* **SHORT TASK**
Start at the line where "Clone this chart in D3.js." appears and end at the line where "d3.scaleLinear().domain([0, 1.103]).range([pBottom, pTop]);" appears; repeat those lines exactly, both ends included, leaving pictures behind.

### RECORDS SHOWN ###

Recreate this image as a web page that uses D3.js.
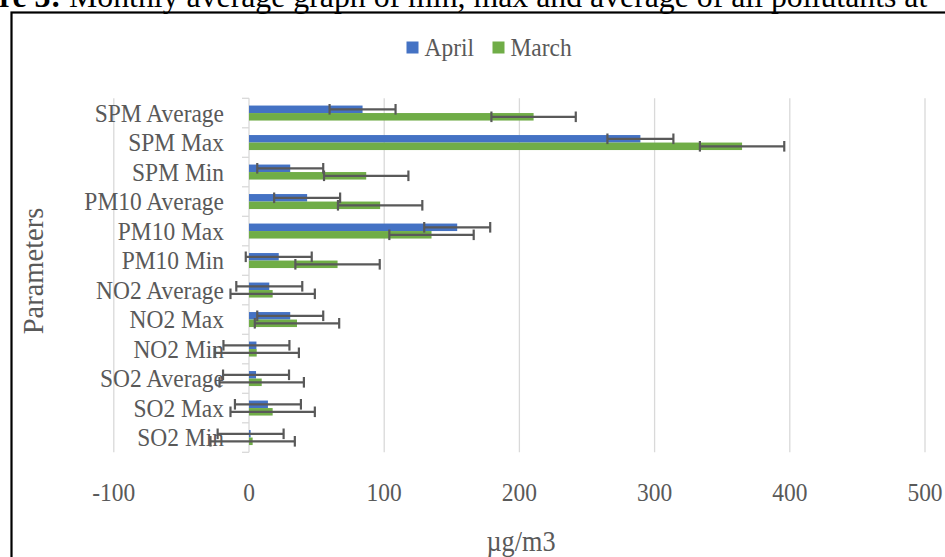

###
### RECORDS SHOWN ###

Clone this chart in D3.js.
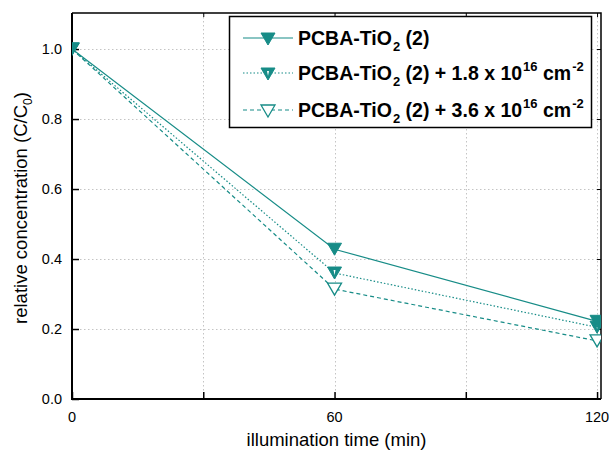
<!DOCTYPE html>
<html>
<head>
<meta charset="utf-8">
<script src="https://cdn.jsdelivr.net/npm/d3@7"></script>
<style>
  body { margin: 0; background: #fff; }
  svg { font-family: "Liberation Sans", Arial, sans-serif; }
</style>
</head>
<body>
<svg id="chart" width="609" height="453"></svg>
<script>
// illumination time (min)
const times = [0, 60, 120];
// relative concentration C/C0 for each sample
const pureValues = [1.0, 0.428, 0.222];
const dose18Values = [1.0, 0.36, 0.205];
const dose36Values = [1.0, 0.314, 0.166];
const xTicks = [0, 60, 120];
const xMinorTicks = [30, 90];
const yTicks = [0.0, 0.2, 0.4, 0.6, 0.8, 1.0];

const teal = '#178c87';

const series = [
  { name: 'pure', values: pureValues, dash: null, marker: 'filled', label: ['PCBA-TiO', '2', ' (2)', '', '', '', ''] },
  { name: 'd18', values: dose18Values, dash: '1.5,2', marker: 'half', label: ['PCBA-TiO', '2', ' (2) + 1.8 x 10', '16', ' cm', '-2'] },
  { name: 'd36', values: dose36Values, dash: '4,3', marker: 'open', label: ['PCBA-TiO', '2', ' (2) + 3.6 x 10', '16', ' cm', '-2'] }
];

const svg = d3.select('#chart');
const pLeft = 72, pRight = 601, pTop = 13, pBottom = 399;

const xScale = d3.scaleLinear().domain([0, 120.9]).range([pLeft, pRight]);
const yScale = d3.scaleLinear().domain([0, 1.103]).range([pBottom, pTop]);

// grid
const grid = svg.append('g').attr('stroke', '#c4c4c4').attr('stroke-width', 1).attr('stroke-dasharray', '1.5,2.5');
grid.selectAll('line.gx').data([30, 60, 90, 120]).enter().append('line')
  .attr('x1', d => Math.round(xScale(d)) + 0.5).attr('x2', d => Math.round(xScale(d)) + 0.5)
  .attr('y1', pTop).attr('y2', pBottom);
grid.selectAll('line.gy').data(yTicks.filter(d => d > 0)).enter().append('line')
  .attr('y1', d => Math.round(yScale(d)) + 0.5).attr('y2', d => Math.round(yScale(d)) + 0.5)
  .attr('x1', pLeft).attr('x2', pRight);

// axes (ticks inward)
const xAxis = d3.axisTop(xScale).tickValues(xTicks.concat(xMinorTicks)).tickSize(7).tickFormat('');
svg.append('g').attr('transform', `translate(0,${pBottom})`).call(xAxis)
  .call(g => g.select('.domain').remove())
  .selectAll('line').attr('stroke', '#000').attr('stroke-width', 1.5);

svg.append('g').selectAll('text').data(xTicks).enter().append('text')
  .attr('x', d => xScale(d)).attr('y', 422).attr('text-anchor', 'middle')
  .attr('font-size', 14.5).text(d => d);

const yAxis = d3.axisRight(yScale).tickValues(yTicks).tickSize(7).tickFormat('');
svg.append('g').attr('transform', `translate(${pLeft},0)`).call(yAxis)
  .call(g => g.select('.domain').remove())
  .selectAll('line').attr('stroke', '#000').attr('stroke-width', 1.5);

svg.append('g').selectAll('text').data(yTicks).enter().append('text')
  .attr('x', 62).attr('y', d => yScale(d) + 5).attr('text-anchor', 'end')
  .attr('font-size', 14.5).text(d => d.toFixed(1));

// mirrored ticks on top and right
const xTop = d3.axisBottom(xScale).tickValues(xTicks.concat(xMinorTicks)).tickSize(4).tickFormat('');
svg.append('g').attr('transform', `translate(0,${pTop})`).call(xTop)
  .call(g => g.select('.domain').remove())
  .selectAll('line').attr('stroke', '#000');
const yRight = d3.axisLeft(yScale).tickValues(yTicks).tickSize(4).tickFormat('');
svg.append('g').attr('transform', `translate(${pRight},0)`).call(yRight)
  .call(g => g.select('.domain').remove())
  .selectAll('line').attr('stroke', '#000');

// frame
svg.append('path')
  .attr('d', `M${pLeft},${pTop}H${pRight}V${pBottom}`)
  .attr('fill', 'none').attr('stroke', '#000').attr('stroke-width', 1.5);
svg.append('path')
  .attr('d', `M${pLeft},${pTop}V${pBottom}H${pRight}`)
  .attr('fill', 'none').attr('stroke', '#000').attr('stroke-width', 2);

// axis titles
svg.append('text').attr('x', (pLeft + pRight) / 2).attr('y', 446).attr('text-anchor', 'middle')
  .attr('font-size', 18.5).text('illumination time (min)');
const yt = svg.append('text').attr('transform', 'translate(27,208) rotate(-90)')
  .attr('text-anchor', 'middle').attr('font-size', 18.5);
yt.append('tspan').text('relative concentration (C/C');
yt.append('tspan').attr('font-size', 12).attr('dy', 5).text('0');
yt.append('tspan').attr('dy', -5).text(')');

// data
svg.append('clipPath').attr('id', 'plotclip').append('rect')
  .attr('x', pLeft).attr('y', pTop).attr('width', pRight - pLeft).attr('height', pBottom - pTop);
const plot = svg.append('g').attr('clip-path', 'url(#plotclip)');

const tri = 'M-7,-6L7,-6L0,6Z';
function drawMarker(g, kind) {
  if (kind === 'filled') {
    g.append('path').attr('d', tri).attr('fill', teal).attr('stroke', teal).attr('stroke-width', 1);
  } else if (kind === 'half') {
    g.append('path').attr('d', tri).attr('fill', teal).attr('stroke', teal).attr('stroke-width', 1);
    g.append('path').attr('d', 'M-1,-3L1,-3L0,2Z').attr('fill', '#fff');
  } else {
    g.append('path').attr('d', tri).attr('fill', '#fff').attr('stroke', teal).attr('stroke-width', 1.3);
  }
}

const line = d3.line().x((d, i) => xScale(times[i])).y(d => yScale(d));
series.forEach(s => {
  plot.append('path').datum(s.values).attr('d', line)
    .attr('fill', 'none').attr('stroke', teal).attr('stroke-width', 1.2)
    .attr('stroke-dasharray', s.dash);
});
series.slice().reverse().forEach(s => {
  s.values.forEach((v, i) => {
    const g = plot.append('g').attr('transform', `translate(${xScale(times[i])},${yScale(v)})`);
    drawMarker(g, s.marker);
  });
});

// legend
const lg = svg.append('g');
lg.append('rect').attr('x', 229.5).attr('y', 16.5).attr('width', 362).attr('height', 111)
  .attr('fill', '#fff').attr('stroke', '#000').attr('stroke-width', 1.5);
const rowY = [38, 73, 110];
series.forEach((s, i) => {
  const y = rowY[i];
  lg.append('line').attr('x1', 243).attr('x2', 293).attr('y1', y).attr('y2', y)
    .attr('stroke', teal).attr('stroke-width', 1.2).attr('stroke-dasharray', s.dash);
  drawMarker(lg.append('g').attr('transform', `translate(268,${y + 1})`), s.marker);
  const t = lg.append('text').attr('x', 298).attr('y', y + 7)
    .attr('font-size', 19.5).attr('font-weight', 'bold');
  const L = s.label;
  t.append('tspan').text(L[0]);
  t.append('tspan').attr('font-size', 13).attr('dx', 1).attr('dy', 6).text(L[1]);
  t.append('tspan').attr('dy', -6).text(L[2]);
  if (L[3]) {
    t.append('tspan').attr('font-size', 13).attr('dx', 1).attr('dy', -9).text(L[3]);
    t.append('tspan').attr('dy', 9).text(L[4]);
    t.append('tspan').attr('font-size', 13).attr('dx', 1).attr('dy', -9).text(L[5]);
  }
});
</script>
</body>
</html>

###

* **THE RESULT**
Clone this chart in D3.js.
<!DOCTYPE html>
<html>
<head>
<meta charset="utf-8">
<script src="https://cdn.jsdelivr.net/npm/d3@7"></script>
<style>
  body { margin: 0; background: #fff; }
  svg { font-family: "Liberation Sans", Arial, sans-serif; }
</style>
</head>
<body>
<svg id="chart" width="609" height="453"></svg>
<script>
// illumination time (min)
const times = [0, 60, 120];
// relative concentration C/C0 for each sample
const pureValues = [1.0, 0.428, 0.222];
const dose18Values = [1.0, 0.36, 0.205];
const dose36Values = [1.0, 0.314, 0.166];
const xTicks = [0, 60, 120];
const xMinorTicks = [30, 90];
const yTicks = [0.0, 0.2, 0.4, 0.6, 0.8, 1.0];

const teal = '#178c87';

const series = [
  { name: 'pure', values: pureValues, dash: null, marker: 'filled', label: ['PCBA-TiO', '2', ' (2)', '', '', '', ''] },
  { name: 'd18', values: dose18Values, dash: '1.5,2', marker: 'half', label: ['PCBA-TiO', '2', ' (2) + 1.8 x 10', '16', ' cm', '-2'] },
  { name: 'd36', values: dose36Values, dash: '4,3', marker: 'open', label: ['PCBA-TiO', '2', ' (2) + 3.6 x 10', '16', ' cm', '-2'] }
];

const svg = d3.select('#chart');
const pLeft = 72, pRight = 601, pTop = 13, pBottom = 399;

const xScale = d3.scaleLinear().domain([0, 120.9]).range([pLeft, pRight]);
const yScale = d3.scaleLinear().domain([0, 1.103]).range([pBottom, pTop]);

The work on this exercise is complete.